RewriteRule ^robots\.txt$ /alternate_robots.txt [L]
#
#
# We will never get this far if the UA was Slurp and it was requesting robots.txt from
# the "wrong" domain. So the following code handles all other requests except that case.
#
# IF the requested domain is NOT our "standard" domain
RewriteCond %{HTTP_HOST} !^www\.domain\.[b]net[/b]
#
# AND IF the requested domain is NOT our server's IP address
RewriteCond %{HTTP_HOST} !^0\.0\.0\.1
#
# THEN if any file is requested, tell the user-agent to re-request the same file using
# our standard domain name by sending a 301-Moved Permanently server response with the
# new URL, and then quit mod_rewrite.
RewriteRule ^(.*)$ http://www.domain.net/$1 [R=permanent,L]

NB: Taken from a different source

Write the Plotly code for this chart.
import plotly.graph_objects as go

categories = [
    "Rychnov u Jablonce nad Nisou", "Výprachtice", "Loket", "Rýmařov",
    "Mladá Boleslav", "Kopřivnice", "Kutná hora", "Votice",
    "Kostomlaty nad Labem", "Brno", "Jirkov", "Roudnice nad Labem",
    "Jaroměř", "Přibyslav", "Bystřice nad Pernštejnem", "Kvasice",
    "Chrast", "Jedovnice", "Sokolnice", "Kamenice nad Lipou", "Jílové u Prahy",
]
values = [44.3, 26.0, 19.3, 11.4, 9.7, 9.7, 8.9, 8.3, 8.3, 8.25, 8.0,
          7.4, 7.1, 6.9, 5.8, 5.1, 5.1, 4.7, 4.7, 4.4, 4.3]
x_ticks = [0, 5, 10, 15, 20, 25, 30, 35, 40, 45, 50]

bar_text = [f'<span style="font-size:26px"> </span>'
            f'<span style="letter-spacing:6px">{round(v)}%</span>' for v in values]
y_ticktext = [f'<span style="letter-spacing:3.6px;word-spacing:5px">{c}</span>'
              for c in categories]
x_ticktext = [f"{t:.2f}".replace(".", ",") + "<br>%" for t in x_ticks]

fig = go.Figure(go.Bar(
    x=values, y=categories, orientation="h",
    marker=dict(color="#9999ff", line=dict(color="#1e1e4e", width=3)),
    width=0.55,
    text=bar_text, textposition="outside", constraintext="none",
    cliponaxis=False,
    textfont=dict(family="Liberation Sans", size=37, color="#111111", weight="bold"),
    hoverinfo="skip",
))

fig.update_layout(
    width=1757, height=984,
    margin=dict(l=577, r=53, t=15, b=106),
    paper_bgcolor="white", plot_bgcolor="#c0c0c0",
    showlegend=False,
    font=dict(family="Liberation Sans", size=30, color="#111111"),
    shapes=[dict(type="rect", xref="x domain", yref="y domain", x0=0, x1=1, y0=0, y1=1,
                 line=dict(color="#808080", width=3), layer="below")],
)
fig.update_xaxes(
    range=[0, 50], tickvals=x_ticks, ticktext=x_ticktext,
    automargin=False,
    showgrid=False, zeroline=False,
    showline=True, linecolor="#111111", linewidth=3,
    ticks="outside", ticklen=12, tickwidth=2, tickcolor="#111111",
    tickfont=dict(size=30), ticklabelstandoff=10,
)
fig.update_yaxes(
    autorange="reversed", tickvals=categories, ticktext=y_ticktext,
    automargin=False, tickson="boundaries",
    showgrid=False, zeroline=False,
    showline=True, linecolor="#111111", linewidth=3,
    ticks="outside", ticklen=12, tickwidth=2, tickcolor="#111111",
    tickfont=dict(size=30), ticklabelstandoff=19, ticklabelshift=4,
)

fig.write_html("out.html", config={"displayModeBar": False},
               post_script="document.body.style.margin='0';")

Make sure you cut and past a "real" Slurp user-agent string into WB. All slashes, spaces, and parentheses are expected to be present in the first part of the string. Here's one hot off the press:
Mozilla/5.0 (Slurp/cat; slurp@inktomi.com; [inktomi.com...]
Jim
Many thanks for the commented example I can now make better sense of it :)
I have basically copied and pasted the example on to my server and run the tests, it works perfectly.

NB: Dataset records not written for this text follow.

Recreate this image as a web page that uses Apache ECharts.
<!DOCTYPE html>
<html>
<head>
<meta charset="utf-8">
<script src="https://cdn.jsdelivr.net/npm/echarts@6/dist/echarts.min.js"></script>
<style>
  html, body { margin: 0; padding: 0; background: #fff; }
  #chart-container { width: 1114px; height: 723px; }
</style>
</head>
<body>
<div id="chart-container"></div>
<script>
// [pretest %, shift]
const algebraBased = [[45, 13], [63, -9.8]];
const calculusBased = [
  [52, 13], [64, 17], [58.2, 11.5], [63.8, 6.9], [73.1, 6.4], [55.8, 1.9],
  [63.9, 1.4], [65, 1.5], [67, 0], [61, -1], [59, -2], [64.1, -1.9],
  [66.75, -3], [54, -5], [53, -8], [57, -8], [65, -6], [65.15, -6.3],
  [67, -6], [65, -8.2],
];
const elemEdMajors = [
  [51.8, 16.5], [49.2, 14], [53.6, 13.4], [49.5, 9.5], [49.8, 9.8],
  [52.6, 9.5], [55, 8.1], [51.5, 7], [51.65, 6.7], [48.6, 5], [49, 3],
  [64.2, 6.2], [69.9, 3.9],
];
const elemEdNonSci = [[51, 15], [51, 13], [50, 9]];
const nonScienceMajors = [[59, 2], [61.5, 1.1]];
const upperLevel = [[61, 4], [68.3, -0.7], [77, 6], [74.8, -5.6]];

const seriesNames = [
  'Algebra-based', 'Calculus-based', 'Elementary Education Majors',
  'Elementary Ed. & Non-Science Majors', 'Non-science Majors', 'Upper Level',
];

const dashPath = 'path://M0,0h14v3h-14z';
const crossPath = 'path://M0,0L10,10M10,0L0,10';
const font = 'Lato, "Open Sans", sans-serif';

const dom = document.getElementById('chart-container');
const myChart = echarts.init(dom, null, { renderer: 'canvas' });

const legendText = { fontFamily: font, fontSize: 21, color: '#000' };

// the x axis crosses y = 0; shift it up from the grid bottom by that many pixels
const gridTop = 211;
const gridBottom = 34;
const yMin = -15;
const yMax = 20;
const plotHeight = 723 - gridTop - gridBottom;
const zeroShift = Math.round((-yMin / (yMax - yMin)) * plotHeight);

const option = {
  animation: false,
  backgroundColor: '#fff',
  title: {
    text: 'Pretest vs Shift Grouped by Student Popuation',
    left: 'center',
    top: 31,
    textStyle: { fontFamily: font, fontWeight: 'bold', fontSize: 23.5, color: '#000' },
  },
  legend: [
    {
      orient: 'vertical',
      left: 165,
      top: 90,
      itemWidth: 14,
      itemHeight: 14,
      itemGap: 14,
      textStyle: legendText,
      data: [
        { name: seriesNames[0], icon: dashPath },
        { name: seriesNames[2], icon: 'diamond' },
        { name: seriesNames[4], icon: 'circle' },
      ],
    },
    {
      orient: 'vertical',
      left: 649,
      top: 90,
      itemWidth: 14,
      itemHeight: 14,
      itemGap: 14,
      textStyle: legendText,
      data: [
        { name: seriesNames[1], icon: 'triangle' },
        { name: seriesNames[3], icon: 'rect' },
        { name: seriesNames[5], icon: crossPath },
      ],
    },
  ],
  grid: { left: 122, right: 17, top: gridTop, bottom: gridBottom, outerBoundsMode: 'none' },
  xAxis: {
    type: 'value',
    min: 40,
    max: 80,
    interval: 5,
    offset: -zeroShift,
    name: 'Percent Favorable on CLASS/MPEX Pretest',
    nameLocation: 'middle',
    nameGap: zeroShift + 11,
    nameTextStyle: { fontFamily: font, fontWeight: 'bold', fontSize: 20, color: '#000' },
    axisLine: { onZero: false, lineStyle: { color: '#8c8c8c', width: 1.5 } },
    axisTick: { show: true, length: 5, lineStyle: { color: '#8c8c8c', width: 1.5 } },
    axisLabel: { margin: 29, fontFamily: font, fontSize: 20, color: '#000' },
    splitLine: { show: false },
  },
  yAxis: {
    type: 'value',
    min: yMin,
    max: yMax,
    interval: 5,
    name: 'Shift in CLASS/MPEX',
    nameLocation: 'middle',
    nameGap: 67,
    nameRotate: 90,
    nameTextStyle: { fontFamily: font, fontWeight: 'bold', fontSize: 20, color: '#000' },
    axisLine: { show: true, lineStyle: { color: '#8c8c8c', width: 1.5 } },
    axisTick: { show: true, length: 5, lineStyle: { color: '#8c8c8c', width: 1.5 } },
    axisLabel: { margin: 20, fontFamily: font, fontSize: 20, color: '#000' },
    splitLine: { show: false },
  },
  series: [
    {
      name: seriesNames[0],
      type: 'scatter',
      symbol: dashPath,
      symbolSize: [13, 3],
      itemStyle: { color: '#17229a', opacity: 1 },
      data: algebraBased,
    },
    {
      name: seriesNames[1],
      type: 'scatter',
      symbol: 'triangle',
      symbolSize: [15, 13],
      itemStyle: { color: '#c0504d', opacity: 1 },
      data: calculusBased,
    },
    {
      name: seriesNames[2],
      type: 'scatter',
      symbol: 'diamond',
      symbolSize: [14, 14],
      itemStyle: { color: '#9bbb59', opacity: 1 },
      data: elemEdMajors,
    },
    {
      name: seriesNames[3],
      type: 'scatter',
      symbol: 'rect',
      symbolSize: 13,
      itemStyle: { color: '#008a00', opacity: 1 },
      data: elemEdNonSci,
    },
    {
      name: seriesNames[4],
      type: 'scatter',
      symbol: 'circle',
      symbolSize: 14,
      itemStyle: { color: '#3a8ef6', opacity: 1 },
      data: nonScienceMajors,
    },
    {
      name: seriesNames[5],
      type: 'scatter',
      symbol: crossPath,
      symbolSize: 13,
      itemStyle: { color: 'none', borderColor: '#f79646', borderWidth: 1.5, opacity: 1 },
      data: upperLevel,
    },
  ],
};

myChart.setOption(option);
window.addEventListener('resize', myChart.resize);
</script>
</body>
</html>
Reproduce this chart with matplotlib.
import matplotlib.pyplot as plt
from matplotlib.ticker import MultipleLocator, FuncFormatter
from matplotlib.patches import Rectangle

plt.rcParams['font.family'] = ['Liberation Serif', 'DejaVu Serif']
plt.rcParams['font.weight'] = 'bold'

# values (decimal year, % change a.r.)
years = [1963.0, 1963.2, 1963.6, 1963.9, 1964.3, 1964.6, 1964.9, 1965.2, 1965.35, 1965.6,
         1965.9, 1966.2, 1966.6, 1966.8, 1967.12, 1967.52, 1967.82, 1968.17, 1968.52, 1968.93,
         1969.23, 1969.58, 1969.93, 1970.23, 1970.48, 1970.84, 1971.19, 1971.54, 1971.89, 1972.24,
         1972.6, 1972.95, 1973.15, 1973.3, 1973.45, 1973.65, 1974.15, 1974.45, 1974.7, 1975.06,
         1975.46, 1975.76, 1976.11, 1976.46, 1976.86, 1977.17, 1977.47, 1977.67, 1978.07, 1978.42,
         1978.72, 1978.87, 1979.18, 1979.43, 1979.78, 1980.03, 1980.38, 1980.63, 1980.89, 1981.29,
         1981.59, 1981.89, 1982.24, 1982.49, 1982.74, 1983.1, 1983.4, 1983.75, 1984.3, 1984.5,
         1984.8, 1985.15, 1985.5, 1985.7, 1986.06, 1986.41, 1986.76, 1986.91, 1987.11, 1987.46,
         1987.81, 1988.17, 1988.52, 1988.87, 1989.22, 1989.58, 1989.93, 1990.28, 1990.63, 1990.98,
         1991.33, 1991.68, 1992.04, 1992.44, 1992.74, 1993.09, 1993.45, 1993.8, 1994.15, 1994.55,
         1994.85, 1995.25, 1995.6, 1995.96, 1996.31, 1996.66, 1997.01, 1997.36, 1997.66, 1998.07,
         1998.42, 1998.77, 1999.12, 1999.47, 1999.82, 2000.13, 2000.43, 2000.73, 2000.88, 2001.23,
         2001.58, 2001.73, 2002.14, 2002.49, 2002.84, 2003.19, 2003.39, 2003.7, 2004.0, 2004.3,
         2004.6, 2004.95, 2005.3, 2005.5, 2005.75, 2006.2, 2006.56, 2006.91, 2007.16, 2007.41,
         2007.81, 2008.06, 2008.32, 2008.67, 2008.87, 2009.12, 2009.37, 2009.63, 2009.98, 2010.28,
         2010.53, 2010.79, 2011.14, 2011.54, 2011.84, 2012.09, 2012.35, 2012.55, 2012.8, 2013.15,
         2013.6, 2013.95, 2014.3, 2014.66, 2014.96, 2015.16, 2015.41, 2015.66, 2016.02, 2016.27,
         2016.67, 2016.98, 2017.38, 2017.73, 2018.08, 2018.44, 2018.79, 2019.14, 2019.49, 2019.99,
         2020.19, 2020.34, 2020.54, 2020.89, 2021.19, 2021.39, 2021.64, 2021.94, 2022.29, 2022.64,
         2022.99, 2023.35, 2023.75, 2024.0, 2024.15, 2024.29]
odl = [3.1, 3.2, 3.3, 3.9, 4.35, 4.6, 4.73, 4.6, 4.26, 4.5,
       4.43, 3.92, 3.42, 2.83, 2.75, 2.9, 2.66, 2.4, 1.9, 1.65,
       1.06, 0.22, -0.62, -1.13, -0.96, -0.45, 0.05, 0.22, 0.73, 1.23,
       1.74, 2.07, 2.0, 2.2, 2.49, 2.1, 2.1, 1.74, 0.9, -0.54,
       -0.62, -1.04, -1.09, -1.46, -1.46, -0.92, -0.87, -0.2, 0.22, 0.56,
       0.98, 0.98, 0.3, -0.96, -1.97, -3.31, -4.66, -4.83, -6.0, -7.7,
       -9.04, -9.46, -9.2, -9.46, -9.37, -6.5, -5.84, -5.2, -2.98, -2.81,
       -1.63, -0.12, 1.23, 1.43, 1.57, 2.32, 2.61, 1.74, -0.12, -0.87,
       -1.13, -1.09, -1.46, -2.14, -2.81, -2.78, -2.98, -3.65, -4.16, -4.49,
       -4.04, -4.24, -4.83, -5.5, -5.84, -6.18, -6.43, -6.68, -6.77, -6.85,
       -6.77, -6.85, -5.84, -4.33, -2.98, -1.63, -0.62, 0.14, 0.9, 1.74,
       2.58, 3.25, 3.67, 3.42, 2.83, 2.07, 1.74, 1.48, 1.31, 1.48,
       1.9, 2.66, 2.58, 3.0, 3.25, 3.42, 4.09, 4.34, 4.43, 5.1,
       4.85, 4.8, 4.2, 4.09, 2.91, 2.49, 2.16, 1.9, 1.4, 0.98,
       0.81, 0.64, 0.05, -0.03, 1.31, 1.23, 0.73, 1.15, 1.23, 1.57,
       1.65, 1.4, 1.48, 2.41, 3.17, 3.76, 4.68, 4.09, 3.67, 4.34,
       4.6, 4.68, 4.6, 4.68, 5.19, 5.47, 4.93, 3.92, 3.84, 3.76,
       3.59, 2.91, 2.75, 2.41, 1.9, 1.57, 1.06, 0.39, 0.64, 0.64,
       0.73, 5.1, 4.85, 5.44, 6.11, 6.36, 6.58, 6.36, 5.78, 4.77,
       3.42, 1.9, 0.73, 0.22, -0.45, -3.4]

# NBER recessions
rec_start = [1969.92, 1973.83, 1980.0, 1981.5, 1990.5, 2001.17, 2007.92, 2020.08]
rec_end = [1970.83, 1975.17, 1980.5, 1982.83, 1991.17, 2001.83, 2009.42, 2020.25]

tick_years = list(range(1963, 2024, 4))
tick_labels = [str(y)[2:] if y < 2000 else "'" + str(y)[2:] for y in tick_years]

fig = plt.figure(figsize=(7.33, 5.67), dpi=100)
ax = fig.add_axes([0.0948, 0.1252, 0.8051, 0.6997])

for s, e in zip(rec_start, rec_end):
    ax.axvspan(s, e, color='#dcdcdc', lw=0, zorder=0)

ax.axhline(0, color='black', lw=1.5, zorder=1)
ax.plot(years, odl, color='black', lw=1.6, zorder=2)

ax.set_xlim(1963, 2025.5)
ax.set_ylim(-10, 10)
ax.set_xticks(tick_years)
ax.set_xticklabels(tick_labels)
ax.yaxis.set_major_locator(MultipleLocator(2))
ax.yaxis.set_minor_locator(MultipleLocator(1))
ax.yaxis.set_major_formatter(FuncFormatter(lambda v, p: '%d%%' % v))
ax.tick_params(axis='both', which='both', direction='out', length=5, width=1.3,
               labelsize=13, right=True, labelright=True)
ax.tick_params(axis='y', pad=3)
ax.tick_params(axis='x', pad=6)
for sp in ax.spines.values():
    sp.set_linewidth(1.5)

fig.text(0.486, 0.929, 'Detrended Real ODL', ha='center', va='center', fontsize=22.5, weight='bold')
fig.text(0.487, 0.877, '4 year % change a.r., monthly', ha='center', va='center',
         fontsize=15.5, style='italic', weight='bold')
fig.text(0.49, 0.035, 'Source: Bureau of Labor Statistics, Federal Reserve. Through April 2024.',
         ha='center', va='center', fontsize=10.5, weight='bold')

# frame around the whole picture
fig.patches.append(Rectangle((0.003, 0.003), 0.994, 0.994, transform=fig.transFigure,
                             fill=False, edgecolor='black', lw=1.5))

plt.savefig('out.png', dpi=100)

Would I be correct in saying that the error lay at this point:
RewriteCond %{HTTP_HOST}!^www\.domain\.info where the exclamation point acted as the NOT? Therefore the condition was checking the domain was NOT the dot info extension, moving onwards and falling into the second condition:
RewriteCond %{HTTP_USER_AGENT} ^Mozilla/.*\ \(Slurp/
which of course fell true each time I tested it replicating the UA Slurp?
I cannot thank you enough again Jim.